Nous avons l’habitude d’expliquer, dans nos formations sur l’album, que l’histoire ne naît ni de l’image ni du texte mais de la rencontre entre les deux.
Nous en avons un parfait exemple avec l’ouvrage Le livre du livre du livre, écrit par Julien Baer, illustré par Simon Bailly et édité par Helium.
C’est au premier regard un album classique, cartonné, au format à la française. L’image de couverture peut déjà susciter l’étonnement : étrange cette juxtaposition entre un sapin, qui évoque plutôt l’hiver et un parasol. Fait-il beau d’ailleurs? La planète qui semble éclairer la scène (en lieu et place du soleil mais reconnaissable à son anneau) permet de le penser.
Mais alors, pourquoi le personnage porte-t-il des moufles?
Ouvrons le pour en savoir plus.
L’histoire est simple : Thomas, 6 ans, est en vacances avec ses parents. Il s’éclipse alors que ses parents se sont endormis, se promène puis s’égare. Le texte est rythmé et rimé.
Il offre donc déjà un point de réassurance pour les enfants : ils attendent la rime, ce qui leur permet d’anticiper sur le récit. Le ton général est léger et peu inquiétant.
L’image apporte quelques précisions de contexte : les protagonistes arrivent en voiture au bord de la mer. C’est l’été, les gens se baignent. Pour la plupart des lecteurs, cet univers est connu, donc sécurisant. Quant Thomas réalise qu’il est perdu, l’inquiétude est de courte durée. Très vite, il trouve un livre, l’ouvre, et nous plongeons avec lui dans un nouveau récit.
C’est l’histoire de Thomas, 6 ans, en vacances avec ses parents, qui s’éclipse alors que ses parents se sont endormis…
Les enfants repèrent très vite la répétition. Eux qui sont déjà des experts en lecture de l’image vont pouvoir ici s’y consacrer, puisque le texte est déjà connu. Ils se rendent alors compte que cette histoire n’est pas la même que la précédente, puisqu’il fait froid, que les parents sont endormis dans un chalet et non à l’extérieur. Ils ont un grand plaisir à savoir en avance ce qui va arriver au personnage. Puis de nouveau, Thomas s’égare et trouve un livre par terre.
Il l’ouvre et y découvre l’histoire de Thomas, 6 ans, en vacances…

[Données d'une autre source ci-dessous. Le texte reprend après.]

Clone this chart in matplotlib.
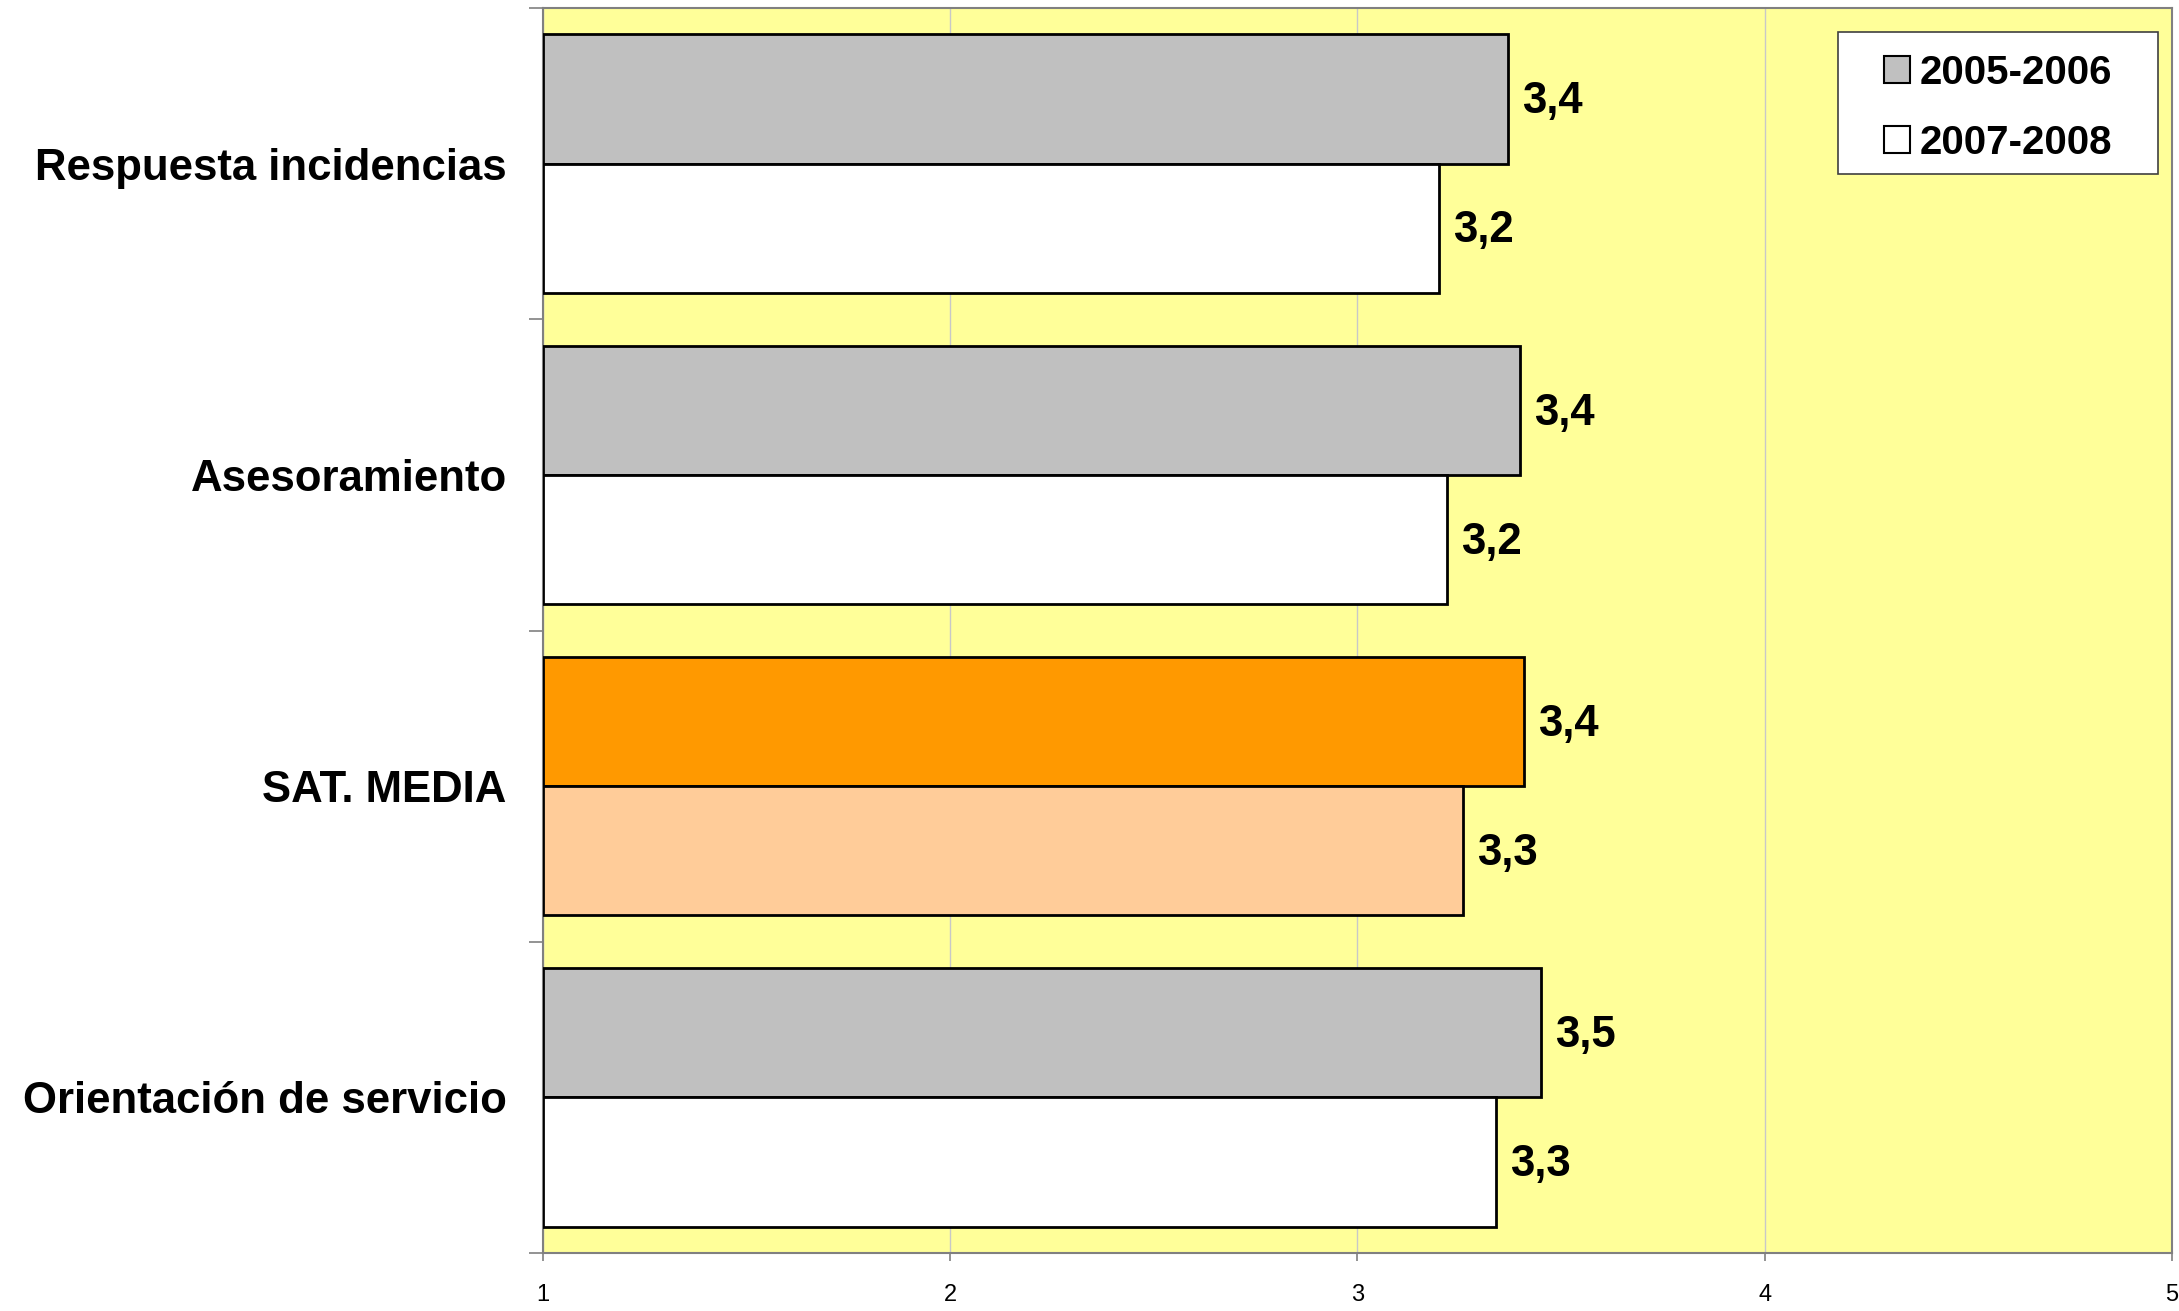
import matplotlib
matplotlib.use("Agg")
import matplotlib.pyplot as plt
from matplotlib.patches import Patch, Rectangle

# Survey satisfaction scores (scale 1-5), two periods
categories = ["Respuesta incidencias", "Asesoramiento", "SAT. MEDIA", "Orientación de servicio"]
periods = ["2005-2006", "2007-2008"]
scores_2005_2006 = [3.37, 3.40, 3.41, 3.45]
scores_2007_2008 = [3.20, 3.22, 3.26, 3.34]
x_ticks = [1, 2, 3, 4, 5]

# Fill colours: the average row is highlighted in orange tones
fill_2005 = ["#C0C0C0", "#C0C0C0", "#FF9900", "#C0C0C0"]
fill_2007 = ["#FFFFFF", "#FFFFFF", "#FFCC99", "#FFFFFF"]

plt.rcParams["font.family"] = ["Liberation Sans", "DejaVu Sans"]

fig = plt.figure(figsize=(21.79, 13.11), dpi=100)
ax = fig.add_axes([0.2491, 0.0442, 0.7477, 0.9497])
ax.set_facecolor("#FFFF99")

n = len(categories)
ypos = [n - 1 - i for i in range(n)]
h = 0.415

left = x_ticks[0]
w05 = [v - left for v in scores_2005_2006]
w07 = [v - left for v in scores_2007_2008]
b1 = ax.barh([y + h / 2 for y in ypos], w05, height=h, left=left,
             color=fill_2005, edgecolor="black", linewidth=2, zorder=3)
b2 = ax.barh([y - h / 2 for y in ypos], w07, height=h, left=left,
             color=fill_2007, edgecolor="black", linewidth=2, zorder=3)

for bars, vals in ((b1, scores_2005_2006), (b2, scores_2007_2008)):
    for bar, v in zip(bars, vals):
        ax.annotate(("%.1f" % v).replace(".", ","),
                    xy=(v, bar.get_y() + bar.get_height() / 2),
                    xytext=(10, -2), textcoords="offset points",
                    ha="left", va="center", fontsize=31.5, fontweight="bold",
                    color="black", zorder=4)

ax.set_xlim(x_ticks[0], x_ticks[-1])
ax.set_ylim(-0.5, n - 0.5)

ax.set_xticks(x_ticks)
ax.set_xticklabels([str(t) for t in x_ticks], fontsize=17)
ax.tick_params(axis="x", direction="out", length=6, width=1.2, color="#808080", pad=16)
ax.grid(axis="x", color="#C8C8C8", linewidth=1, zorder=0)

ax.set_yticks(ypos)
ax.set_yticklabels(categories, fontsize=31.5, fontweight="bold")
ax.tick_params(axis="y", length=0, pad=26)
ax.set_yticks([y - 0.5 for y in range(n + 1)], minor=True)
ax.tick_params(axis="y", which="minor", direction="out", length=10, width=1.2, color="#808080")

for s in ax.spines.values():
    s.set_color("#808080")
    s.set_linewidth(1.5)

# Legend box drawn as its own rectangle so the padding can differ per side
box_x0, box_x1 = 0.795, 0.9914
box_y0, box_y1 = 0.8667, 0.9807
ax.add_patch(Rectangle((box_x0, box_y0), box_x1 - box_x0, box_y1 - box_y0,
                       transform=ax.transAxes, facecolor="white",
                       edgecolor="#404040", linewidth=1.2, zorder=5))

handles = [Patch(facecolor="#C0C0C0", edgecolor="black", linewidth=1.5),
           Patch(facecolor="#FFFFFF", edgecolor="black", linewidth=1.5)]
leg = ax.legend(handles, periods, loc="center",
                bbox_to_anchor=((box_x0 + box_x1) / 2, (box_y0 + box_y1) / 2 - 0.004),
                borderaxespad=0, prop={"weight": "bold", "size": 29},
                handlelength=0.65, handleheight=0.65, handletextpad=0.25,
                labelspacing=0.8, borderpad=0.2, frameon=False)
leg.set_zorder(6)

fig.savefig("out.png", dpi=100, facecolor="white")
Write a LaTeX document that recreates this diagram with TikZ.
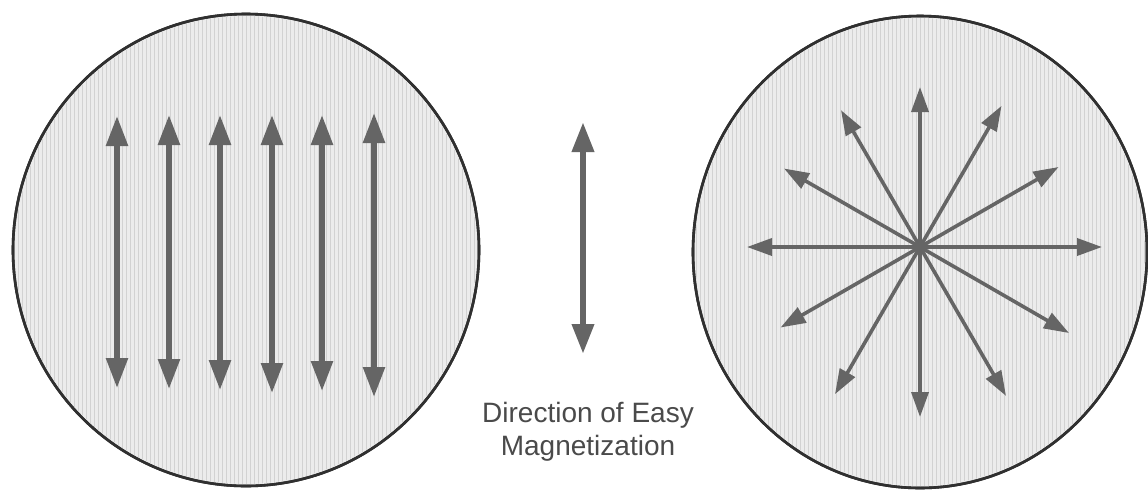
\documentclass[tikz,border=0pt]{standalone}
\usepackage{fontspec}
\setmainfont{Liberation Sans}
\usetikzlibrary{arrows.meta,calc}
\definecolor{arrowgray}{HTML}{656565}
\definecolor{rimgray}{HTML}{303030}
\definecolor{fillgray}{HTML}{ECECEC}
\definecolor{hatchgray}{HTML}{D2D2D2}
\definecolor{textgray}{HTML}{4A4A4A}
\tikzset{
  disc/.style={draw=rimgray,line width=2.6pt,fill=fillgray},
  hatch/.style={draw=hatchgray,line width=0.9pt},
  thickarrow/.style={draw=arrowgray,line width=5.5pt,{Triangle[length=30pt,width=21pt]}-{Triangle[length=30pt,width=21pt]}},
  midarrow/.style={draw=arrowgray,line width=6.5pt,{Triangle[length=30pt,width=21pt]}-{Triangle[length=30pt,width=21pt]}},
  ray/.style={draw=arrowgray,line width=3.6pt,-{Triangle[length=25pt,width=17pt]}},
  label/.style={text=textgray,font=\fontsize{28}{33}\selectfont,align=center,inner sep=0pt}
}
\begin{document}
\begin{tikzpicture}[x=1pt,y=-1pt]
\useasboundingbox (0,0) rectangle (1148,491);
\fill[white] (0,0) rectangle (1148,491);
% left disc
\coordinate (L) at (246,250);
\path[disc] (L) ellipse [x radius=233,y radius=236];
\begin{scope}
  \clip (L) ellipse [x radius=231,y radius=234];
  \foreach \i in {-232,-228,...,232} \draw[hatch] ([xshift=\i]L) ++(0,-240) -- ++(0,480);
\end{scope}
\draw[rimgray,line width=2.6pt] (L) ellipse [x radius=233,y radius=236];
% right disc
\coordinate (R) at (920,252);
\path[disc] (R) ellipse [x radius=227,y radius=236];
\begin{scope}
  \clip (R) ellipse [x radius=225,y radius=234];
  \foreach \i in {-228,-224,...,228} \draw[hatch] ([xshift=\i]R) ++(0,-240) -- ++(0,480);
\end{scope}
\draw[rimgray,line width=2.6pt] (R) ellipse [x radius=227,y radius=236];
% parallel arrows
\foreach \n/\x/\t/\b in {1/117/116/388,2/169/115/389,3/220/115/390,4/272/115/393,5/322/115/391,6/374/113/397}{
  \coordinate (t\n) at (\x,\t);
  \coordinate (b\n) at (\x,\b);
  \draw[thickarrow] (b\n) -- (t\n);
}
% middle arrow
\coordinate (mt) at (583,122);
\coordinate (mb) at (583,354);
\draw[midarrow] (mb) -- (mt);
% star
\coordinate (S) at (920,247);
\foreach \a/\l in {0/182,30/160,60/163,90/160,120/158,150/157,180/173,210/161,240/170,270/170,300/172,330/172}{
  \coordinate (s\a) at ($(S)+(-\a:\l)$);
}
\foreach \a in {0,30,60,90,120,150,180,210,240,270,300,330}{
  \draw[ray] (S) -- (s\a);
}
\fill[arrowgray] (S) circle (5);
% label
\node[label] (lab) at (588,432) {Direction of Easy\\Magnetization};
\end{tikzpicture}
\end{document}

Mais cette fois, on sort du livre purement miroir qui permet au lecteur de revivre une situation déjà éprouvée. Nous sommes maintenant dans l’espace, les personnages portent des combinaisons et côtoient des robots. Un monde inconnu des enfants, mais dont ils ont sans doute déjà des représentations à travers d’autres ouvrages. Et surtout, ils retrouvent une fois de plus exactement les même mots que dans les deux premières histoires.
Par sa forme de récit enchâssé, à la façon des poupées gigognes, cet album permet aux enfants de vivre, à trois reprises, l’expérience de la perte des parents, sans que cela ne génère d’inquiétude chez eux.
Le dénouement, évidemment heureux, est également répété trois fois, pour le plus grand plaisir des jeunes lecteurs. Quand on le lit à haute voix, le texte est très agréable et sa répétition permet de faire varier les intonations. Et le plus souvent, bien que l’histoire se soit déjà répétée, les enfants nous demandent de la relire à peine l’album terminé.